The summer of 2020 already feels like a ghost.
Hollow, ephemeral, transparent – like the strange way airs seems to bend above hot asphalt.
Is it all really happening like this? I find myself wondering… is it all really unfolding this way?
And then I feel the sting of a mosquito or the slice of razor grass and those little pains indicate that yes, I’m still alive, yes, we are still living, yes, life is still happening with all its minor annoyances and hurts.
Without a summer party theme, we traverse a season rudderless, floating adrift without the guidance of a get-together, and maybe that’s why everything feels a little lost.
And so, let us play some music. To make a memory, to make the moment matter, to demarcate this time in a happier way than news reports or school worries or office video conferences. This is Oscar Patterson and his ‘Backyard Blues’ from ‘A Summer in Munich.’
It joins our other summer songs from 2020 such as ‘Starry, Starry Night‘ which kicked the season off to an uncertain and somber start, as well as ‘Second Night of Summer‘ which pretty much explains itself. Summer makes music sound better somehow; I can’t explain it any other way. This year, songs take on a different gleam, shimmering in moments mostly of solitude, and in all honesty, there is more silence that informs this particular season than music. There is something telling in that. Telling, and peaceful, and welcome. We needed the break.
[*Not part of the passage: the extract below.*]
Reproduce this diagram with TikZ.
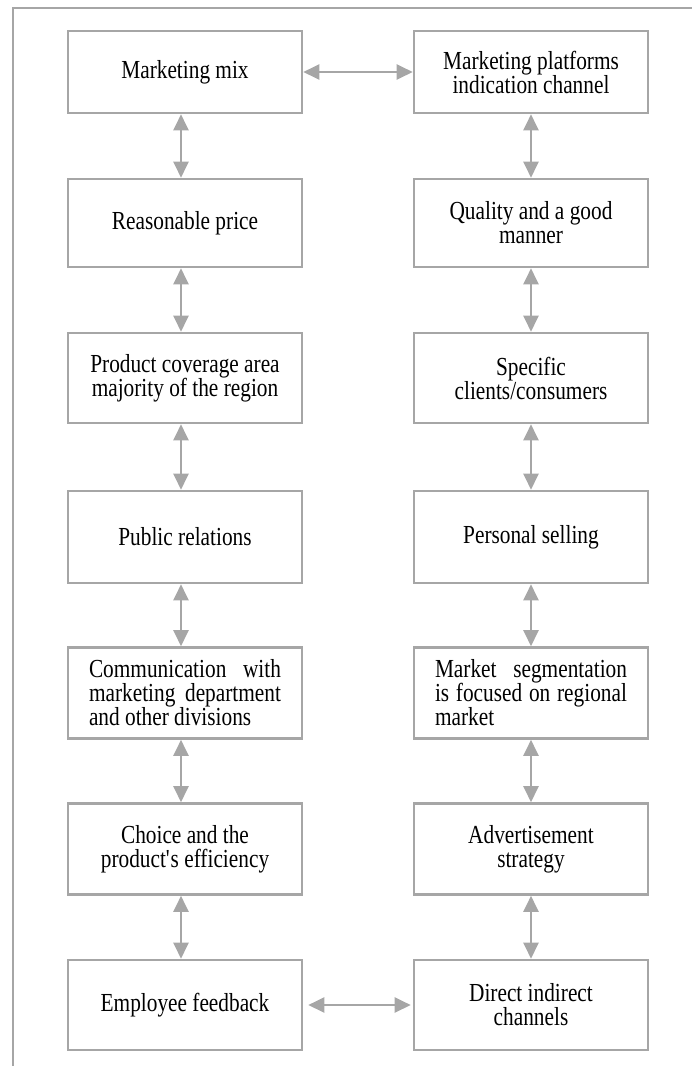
\documentclass[tikz,border=0pt]{standalone}
\usepackage{fontspec}
\setmainfont{Liberation Serif}[FakeStretch=0.82]
\usetikzlibrary{arrows.meta}
\definecolor{framegray}{HTML}{A6A6A6}

\begin{document}
\begin{tikzpicture}[x=1pt,y=-1pt,
  box/.style={draw=framegray,line width=2.6pt,minimum width=234pt,inner sep=0pt,
    align=center,font=\fontsize{26}{24}\selectfont},
  jbox/.style={box,text width=192pt,align=justify},
  link/.style={draw=framegray,line width=2.3pt,{Triangle[length=16pt,width=15pt]}-{Triangle[length=16pt,width=15pt]}}]
\useasboundingbox (0,0) rectangle (692,1066);
\draw[framegray,line width=2pt] (13,1066)--(13,8)--(692,8);
\node[box,minimum height=82pt] (mix) at (185,72) {Marketing mix};
\node[box,minimum height=82pt] (platforms) at (531,72) {Marketing platforms\\indication channel};
\node[box,minimum height=88pt] (price) at (185,223) {Reasonable price};
\node[box,minimum height=88pt] (quality) at (531,223) {Quality and a good\\manner};
\node[box,minimum height=90pt] (coverage) at (185,378) {Product coverage area\\majority of the region};
\node[box,minimum height=90pt] (clients) at (531,378) {Specific\\clients/consumers};
\node[box,minimum height=92pt] (relations) at (185,537) {Public relations};
\node[box,minimum height=92pt] (selling) at (531,537) {Personal selling};
\node[jbox,minimum height=91pt] (communication) at (185,693) {Communication with\linebreak marketing department\linebreak and other divisions};
\node[jbox,minimum height=91pt] (segmentation) at (531,693) {Market segmentation\linebreak is focused on regional\linebreak market};
\node[box,minimum height=91pt] (choice) at (185,849) {Choice and the\\product\textquotesingle s efficiency};
\node[box,minimum height=91pt] (advert) at (531,849) {Advertisement\\strategy};
\node[box,minimum height=90pt] (feedback) at (185,1005) {Employee feedback};
\node[box,minimum height=90pt] (channels) at (531,1005) {Direct indirect\\channels};
\draw[link] (mix)--(platforms);
\draw[link] ([xshift=-4pt]mix.south)--([xshift=-4pt]price.north);
\draw[link] ([xshift=-4pt]price.south)--([xshift=-4pt]coverage.north);
\draw[link] ([xshift=-4pt]coverage.south)--([xshift=-4pt]relations.north);
\draw[link] ([xshift=-4pt]relations.south)--([xshift=-4pt]communication.north);
\draw[link] ([xshift=-4pt]communication.south)--([xshift=-4pt]choice.north);
\draw[link] ([xshift=-4pt]choice.south)--([xshift=-4pt]feedback.north);
\draw[link] (platforms)--(quality);
\draw[link] (quality)--(clients);
\draw[link] (clients)--(selling);
\draw[link] (selling)--(segmentation);
\draw[link] (segmentation)--(advert);
\draw[link] (advert)--(channels);
\draw[link,shorten <=5pt,shorten >=2pt] (feedback)--(channels);
\end{tikzpicture}
\end{document}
The world needed it. To get better.
We are not there yet. And so, let us fill this summer day with more music.
Bobby Hutchinson and ‘Recorda Me’ give us some summer soundtrack solace, for when the summer nights wrap their warm winds around the shoulders, leaving sweet invisible kisses and whispers of sweeter days.
This is music as perfect for a sunny day by the pool as for a cool and rainy night hinting at the fall to come. It works both ways, touching on all emotional extremes, allowing for myriad interpretations and moods. And what is summer but one grandly elaborate mood? In this year, perhaps more than any other, the moods are variable and wild, swinging and shifting, tempered by the sun or trampled by the rain.
Sunlight, water, and wind play in the pools of a backyard summer, wishing their way around the world in a single day.